The lines act as you’d expect, staying close to the sides of Adams Avenue as it runs between Park and Bartlett streets. They veer to the center of the street, however, as soon as Adams gets close to Bartlett.

“I suppose it does look a little weird,” said Dave Jones, city public services director.

That’ll change in the next few weeks as signs marking the bike path go up and arrows are painted on the asphalt to guide drivers and bicyclists.

It’s the only lane design that makes sense at the intersection, according to Al Richard, city project engineer.

Adams Avenue ends in a T at Bartlett Street. Drivers either turn left or right there.

But bicyclists will be able to go straight, beginning in September when the city opens the new Franklin Pasture bike path that connects to the Lewiston High School ballfields.

“The only place to put the bicycles is in the middle,” Richard said. “If you put them on either side, they interfere with turning traffic. This is the safest way to handle that intersection.”

It’s been done before, Richard said. Eastbound bicycle traffic along Route 196 in Topsham is guided to the center of the street by signs and painted lanes near the Topsham Fair Mall.

It’s part of an overall plan to connect to Railroad Park someday.

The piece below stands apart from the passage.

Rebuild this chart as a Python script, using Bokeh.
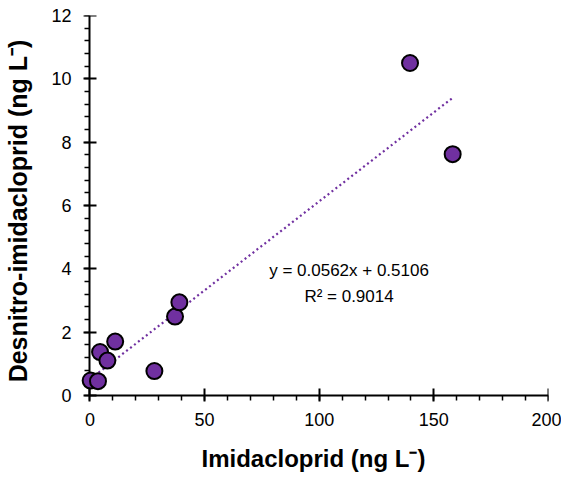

“It just worked out that they could do the Adams Avenue work first,” Richards said. Crews built a new sidewalk and retaining wall along the street and put down the lines this spring.

“It was really too wet to work on the Franklin Pasture side this spring,” he said. That’s changed, and crews are nearly finished clearing trees and grading the site. The next step will be putting down gravel and asphalt. That should be finished mid-August, and the city will begin landscaping around the path. The path should be finished and ready for use by Sept. 15.